3. SUJETS D'ÉTUDE POSSIBLES
a) L'expérience de Reggio d'Émilie est exemplaire non seulement quant à la collaboration qu'elle réussit à promouvoir entre les enfants, mais aussi quant à la place qu'elle accorde à un travail en commun entre éducateurs ou éducatrices, de même qu'à une relation suivie avec les parents. Il pourrait être intéressant d'étudier de plus près les modalités de cette collaboration, de ce travail en commun et de cette relation, ainsi que leurs difficultés et leurs résultats.
b) La création d'un environnement qui, par lui-même, exerce une influence significative sur le développement des jeunes enfants est l'un des traits qui, depuis les années 1960, frappe les personnes qui étudient l'expérience de Reggio d'Émilie. Une meilleure connaissance des caractéristiques de cet environnement est de nature à éclairer maints projets éducatifs, y compris, sans doute, ceux que l'on tente actuellement d'instaurer, pour les enfants de 4 ou 5 ans à 8 ou 9 ans à l'aide des plus récents médias technologiques.

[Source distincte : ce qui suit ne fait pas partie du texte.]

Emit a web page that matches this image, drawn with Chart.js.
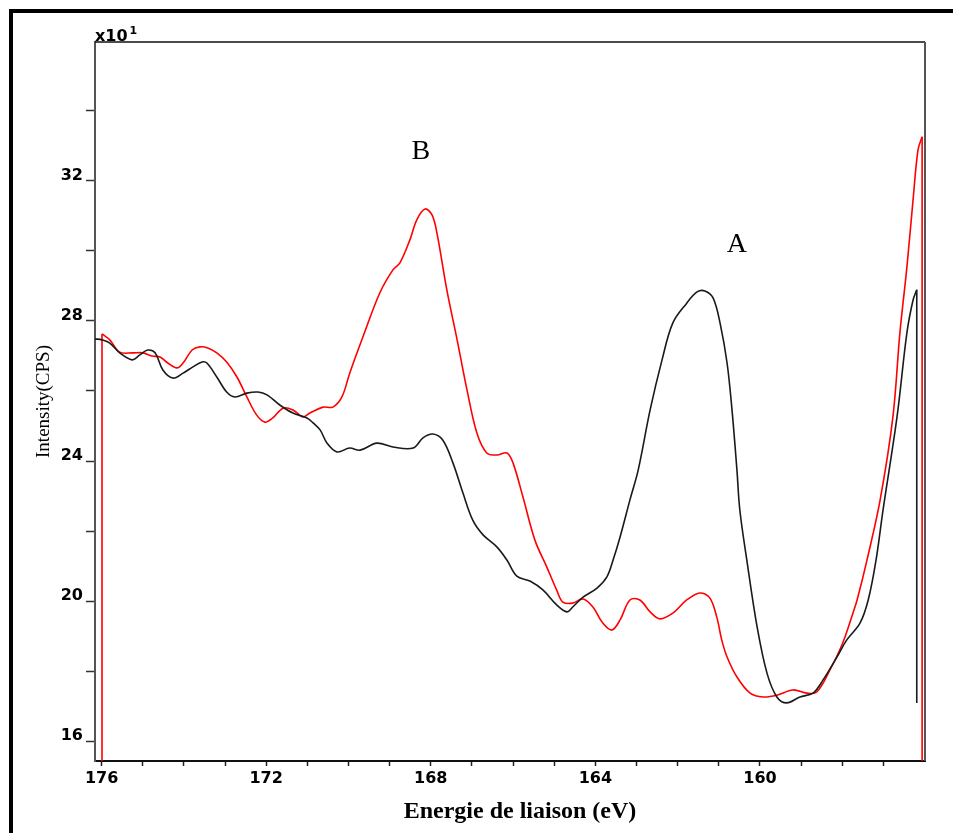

c) Enfin, parmi de nombreux autres sujets d'étude possibles, on pourrait retenir celui du processus de consultation et de décision entourant le savoir et les valeurs qui doivent en priorité accompagner le développement des jeunes enfants. Selon toute apparence, l'expérience de Reggio d'Émilie soulève de manière très ouverte, et relativement radicale, cette question. Dans une société démocratique, celle-ci est toujours d'actualité.